I’ve been thinking a lot about why I gravitate towards certain languages and revulse from others. Or as I put it on Mastodon, “I reject languages that are almost exactly to my taste because some relatively small thing I don’t like becomes an unbearable affront to my sense of good taste, and so I return to C++, a language I can find almost no redeeming value in.”
That’s overstating it a bit, but there is some truth there. I know C++ pretty well, and obviously familiarity is part of the reason we keep reaching for a particular tool. But that doesn’t really explain it. Why do I like C++ and have so many complaints about languages that objectively seem better fits for what I believe I like in a language? What do I actually like in a language?
Part of the difficulty I have in expressing this is my tastes seem really widely varying. I like C++ and Clojure, and it’s pretty hard to put one neat bow around that pairing.
Simplicity of Conceptual Model
People who like cars or airplanes talk about feeling connected to the controls. It’s that “I want to feel like the steering wheel is mechanically linked to the tires” thing. I like the equivalent in programming. By that, I don’t so much mean “close to the hardware”. I mean something much more like “the code I write is close to the intent I have in my head”. If I want to get a list of all users who have logged in today, I want to write code that looks like I’m querying a database for users who have logged in today and not write code that looks like I’m asking some abstract black box to translate my intent for me.
In terms of newer languages, Go probably comes closest to hitting my ideal here. Functions that can transparently return multiple values and explicit error handling feels better to me than exception handling. A main that calls functions feels better than deep object hierarchies. Give me a safe string interpolation facility that lets me safely write simple queries instead of a big ORM that abstracts away my database.
Simplicity of Management
I’m using this umbrella term to refer to a range of things like compilation models, complexity of dealing with the compiled artifacts, library management, etc. And “Simplicity” was a precisely chosen word here. Easy is great, and I’ll take it if it’s on offer, but Simple is what I really want. I’d rather deal with Make than Maven. Maven is better in pretty much any objective comparison, but Make is Simple. There’s no magic in a Makefile – it’s innards are laid completely bare.
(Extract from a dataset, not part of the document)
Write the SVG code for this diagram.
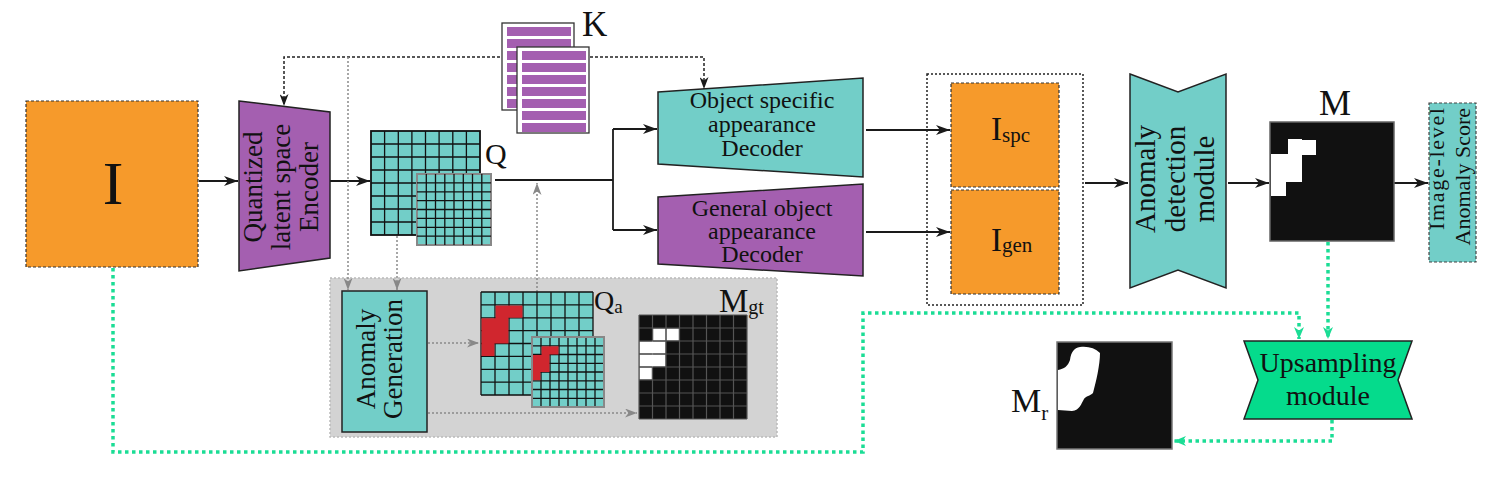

I don’t really like dependency management in a language. That feels like a job for my package manager. There are admittedly lots of benefits to having things like venvs that wrap an entire environment in a reproducible bundle, and I use them when it’s appropriate. But I don’t like it.
Interactive Development
Lisp-family languages do this really well. It’s not just about having a REPL. Python has a REPL and it’s more or less useless for the kind of interactive development I like. Python feels like you can use a REPL to try something out, but trying something out is cumbersome, and if you’re happy with the result, the outcome is that you can update the “real” code so that the next time you run the program, it reflects your change. Languages like Common Lisp or Clojure encourage a development style in which you have a single long-running process that all your development tools are effectively living in, and that process is the same as the process that runs your application.
Thin Abstractions
Another think I like about Clojure is this idea of data-oriented programming. As the Clojure folks are fond of saying, “Just use maps”. This is an idea that works fantastically well with functional languages, but Clojure in particular seems to really lean into it. Rather than model data as classes and build structures that aggregate instances of those classes and logic to operate on those structures, Clojure says just represent those structures using native data structures in the language and native tools that operate on them.
I tend to dislike things like ORM layers that are heavy, require substantial tooling support, etc., that result in feeling like I’m too far removed from the thing I’m trying to do.